INFORMATION PROVIDED:
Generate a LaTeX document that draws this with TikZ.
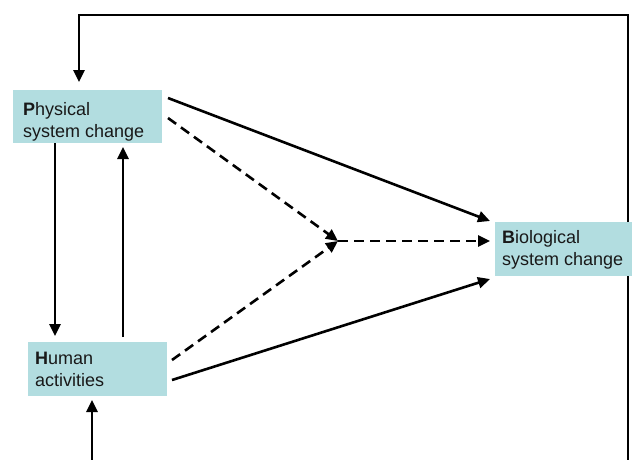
\documentclass[tikz,border=0pt]{standalone}
\usepackage{fontspec}
\setmainfont{Liberation Sans}
\usetikzlibrary{arrows.meta}
\definecolor{boxfill}{HTML}{B2DDE0}
\tikzset{
  sysbox/.style={fill=boxfill, draw=none, anchor=north west, inner sep=0pt},
  boxtext/.style={anchor=west, inner sep=0pt, align=left, text=black!90, font=\fontsize{18}{22}\selectfont},
  arr/.style={line width=2.6pt, -{Triangle[length=12pt,width=11pt]}},
  plain/.style={line width=2.6pt},
  dsh/.style={arr, dash pattern=on 10pt off 6pt}
}
\begin{document}
\begin{tikzpicture}[x=1pt,y=-1pt]
\useasboundingbox (0,0) rectangle (644,459);
\node[sysbox, minimum width=149pt, minimum height=53pt] (phys) at (13,90) {};
\node[boxtext] (physt) at (23,122) {\textbf{P}hysical\\system change};
\node[sysbox, minimum width=139pt, minimum height=54pt] (hum) at (28,342) {};
\node[boxtext] (humt) at (35,369) {\textbf{H}uman\\activities};
\node[sysbox, minimum width=137pt, minimum height=54pt] (bio) at (495,222) {};
\node[boxtext] (biot) at (502,250) {\textbf{B}iological\\system change};
\coordinate (j) at (338,241);
\coordinate (bl) at (92,460);
\coordinate (br) at (628,460);
\coordinate (tr) at (628,15);
\coordinate (tl) at (79,15);
% feedback loop
\draw[plain] (br) -- (bio.south -| br);
\draw[plain] (bio.north -| tr) -- (tr) -- (tl) -- (79,60);
\draw[arr] (79,58) -- (79,82);
\draw[arr] (bl) -- (92,400);
% vertical arrows
\draw[arr] (55,143) -- (55,336);
\draw[arr] (123,337) -- (123,147);
% solid arrows
\draw[arr] (168,98) -- (490,221);
\draw[arr] (172,380) -- (490,279);
% dashed
\draw[dsh] (168,118) -- (j);
\draw[dsh] (172,360) -- (j);
\draw[dsh] (j) -- (490,241);
\end{tikzpicture}
\end{document}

STATED EXERCISE: The pictures should not be reproduced; quote all of the other material exactly.

SOLVED PROBLEM:
Generate a LaTeX document that draws this with TikZ.
\documentclass[tikz,border=0pt]{standalone}
\usepackage{fontspec}
\setmainfont{Liberation Sans}
\usetikzlibrary{arrows.meta}
\definecolor{boxfill}{HTML}{B2DDE0}
\tikzset{
  sysbox/.style={fill=boxfill, draw=none, anchor=north west, inner sep=0pt},
  boxtext/.style={anchor=west, inner sep=0pt, align=left, text=black!90, font=\fontsize{18}{22}\selectfont},
  arr/.style={line width=2.6pt, -{Triangle[length=12pt,width=11pt]}},
  plain/.style={line width=2.6pt},
  dsh/.style={arr, dash pattern=on 10pt off 6pt}
}
\begin{document}
\begin{tikzpicture}[x=1pt,y=-1pt]
\useasboundingbox (0,0) rectangle (644,459);
\node[sysbox, minimum width=149pt, minimum height=53pt] (phys) at (13,90) {};
\node[boxtext] (physt) at (23,122) {\textbf{P}hysical\\system change};
\node[sysbox, minimum width=139pt, minimum height=54pt] (hum) at (28,342) {};
\node[boxtext] (humt) at (35,369) {\textbf{H}uman\\activities};
\node[sysbox, minimum width=137pt, minimum height=54pt] (bio) at (495,222) {};
\node[boxtext] (biot) at (502,250) {\textbf{B}iological\\system change};
\coordinate (j) at (338,241);
\coordinate (bl) at (92,460);
\coordinate (br) at (628,460);
\coordinate (tr) at (628,15);
\coordinate (tl) at (79,15);
% feedback loop
\draw[plain] (br) -- (bio.south -| br);
\draw[plain] (bio.north -| tr) -- (tr) -- (tl) -- (79,60);
\draw[arr] (79,58) -- (79,82);
\draw[arr] (bl) -- (92,400);
% vertical arrows
\draw[arr] (55,143) -- (55,336);
\draw[arr] (123,337) -- (123,147);
% solid arrows
\draw[arr] (168,98) -- (490,221);
\draw[arr] (172,380) -- (490,279);
% dashed
\draw[dsh] (168,118) -- (j);
\draw[dsh] (172,360) -- (j);
\draw[dsh] (j) -- (490,241);
\end{tikzpicture}
\end{document}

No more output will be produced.